__Task instructions__
Print word for word the first line of the listing below and every line after it, through the line with "(rdd) at (257,242)". Leave out the pictures and the rest.

__Collected data__
......
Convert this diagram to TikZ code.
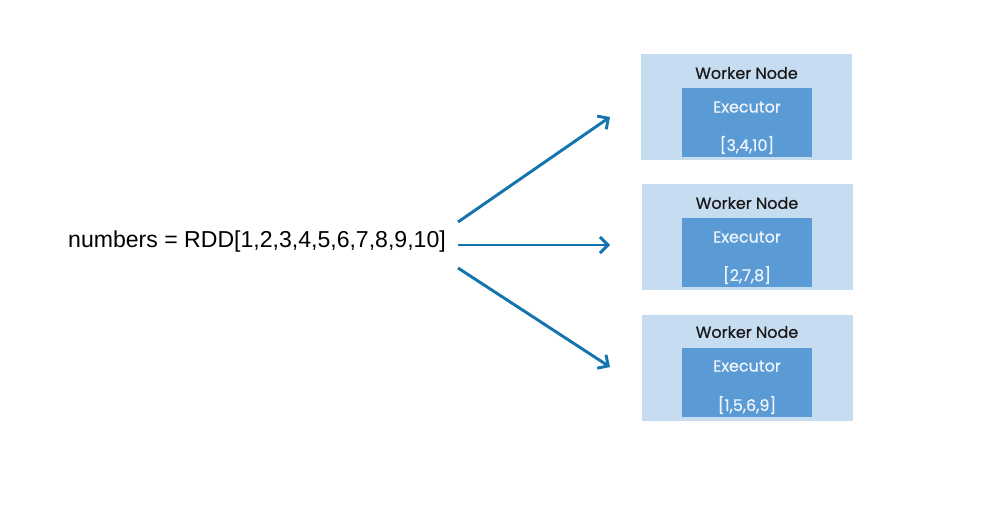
\documentclass[tikz,border=0pt]{standalone}
\usepackage{fontspec}
\setmainfont{Liberation Sans}
\newfontfamily\workerfont{Poppins}[FakeBold=0.6]
\usetikzlibrary{arrows.meta}
\definecolor{workerbg}{HTML}{C6DCF0}
\definecolor{execbg}{HTML}{5B9BD5}
\definecolor{arrowblue}{HTML}{1474AE}
\definecolor{exectext}{HTML}{EEF4FB}

\begin{document}
\begin{tikzpicture}[x=0.75pt, y=-0.75pt,
    worker/.style={rectangle, fill=workerbg, minimum width=158.25pt, minimum height=79.5pt, inner sep=0pt},
    executor/.style={rectangle, fill=execbg, minimum width=98pt, minimum height=52pt, inner sep=0pt},
    wlabel/.style={text=black!90, font=\workerfont\fontsize{12}{14}\selectfont},
    elabel/.style={text=exectext, font=\workerfont\fontsize{12}{14}\selectfont},
    flow/.style={draw=arrowblue, line width=2.2pt, -{Straight Barb[length=6pt, width=12pt, line width=2.2pt]}}]
    \useasboundingbox (0,0) rectangle (987,528);

    \node (rdd) at (257,242) [font=\fontsize{17.3}{20}\selectfont] {numbers = RDD[1,2,3,4,5,6,7,8,9,10]};

    % worker nodes
    \node (w1) at (746.5,107) [worker] {};
    \node (e1) at (747,122.5) [executor] {};
    \node (w1l) at (746.5,73) [wlabel] {Worker Node};
    \node (e1l) at (747,107) [elabel] {Executor};
    \node (p1) at (747,145) [elabel] {[3,4,10]};

    \node (w2) at (747,237) [worker] {};
    \node (e2) at (747,252.5) [executor] {};
    \node (w2l) at (747,203) [wlabel] {Worker Node};
    \node (e2l) at (747,237) [elabel] {Executor};
    \node (p2) at (747,275) [elabel] {[2,7,8]};

    \node (w3) at (747,367.5) [worker] {};
    \node (e3) at (747,382.5) [executor] {};
    \node (w3l) at (747,332) [wlabel] {Worker Node};
    \node (e3l) at (747,366) [elabel] {Executor};
    \node (p3) at (747,405) [elabel] {[1,5,6,9]};

    % arrows
    \coordinate (s1) at (458,222);
    \coordinate (s2) at (458,245);
    \coordinate (s3) at (458,268);
    \coordinate (t1) at (610,117);
    \coordinate (t2) at (610,245);
    \coordinate (t3) at (610,367);

    \draw[flow] (s1) -- (t1);
    \draw[flow] (s2) -- (t2);
    \draw[flow] (s3) -- (t3);
\end{tikzpicture}
\end{document}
......
__Right answer__
Convert this diagram to TikZ code.
\documentclass[tikz,border=0pt]{standalone}
\usepackage{fontspec}
\setmainfont{Liberation Sans}
\newfontfamily\workerfont{Poppins}[FakeBold=0.6]
\usetikzlibrary{arrows.meta}
\definecolor{workerbg}{HTML}{C6DCF0}
\definecolor{execbg}{HTML}{5B9BD5}
\definecolor{arrowblue}{HTML}{1474AE}
\definecolor{exectext}{HTML}{EEF4FB}

\begin{document}
\begin{tikzpicture}[x=0.75pt, y=-0.75pt,
    worker/.style={rectangle, fill=workerbg, minimum width=158.25pt, minimum height=79.5pt, inner sep=0pt},
    executor/.style={rectangle, fill=execbg, minimum width=98pt, minimum height=52pt, inner sep=0pt},
    wlabel/.style={text=black!90, font=\workerfont\fontsize{12}{14}\selectfont},
    elabel/.style={text=exectext, font=\workerfont\fontsize{12}{14}\selectfont},
    flow/.style={draw=arrowblue, line width=2.2pt, -{Straight Barb[length=6pt, width=12pt, line width=2.2pt]}}]
    \useasboundingbox (0,0) rectangle (987,528);

    \node (rdd) at (257,242) [font=\fontsize{17.3}{20}\selectfont] {numbers = RDD[1,2,3,4,5,6,7,8,9,10]};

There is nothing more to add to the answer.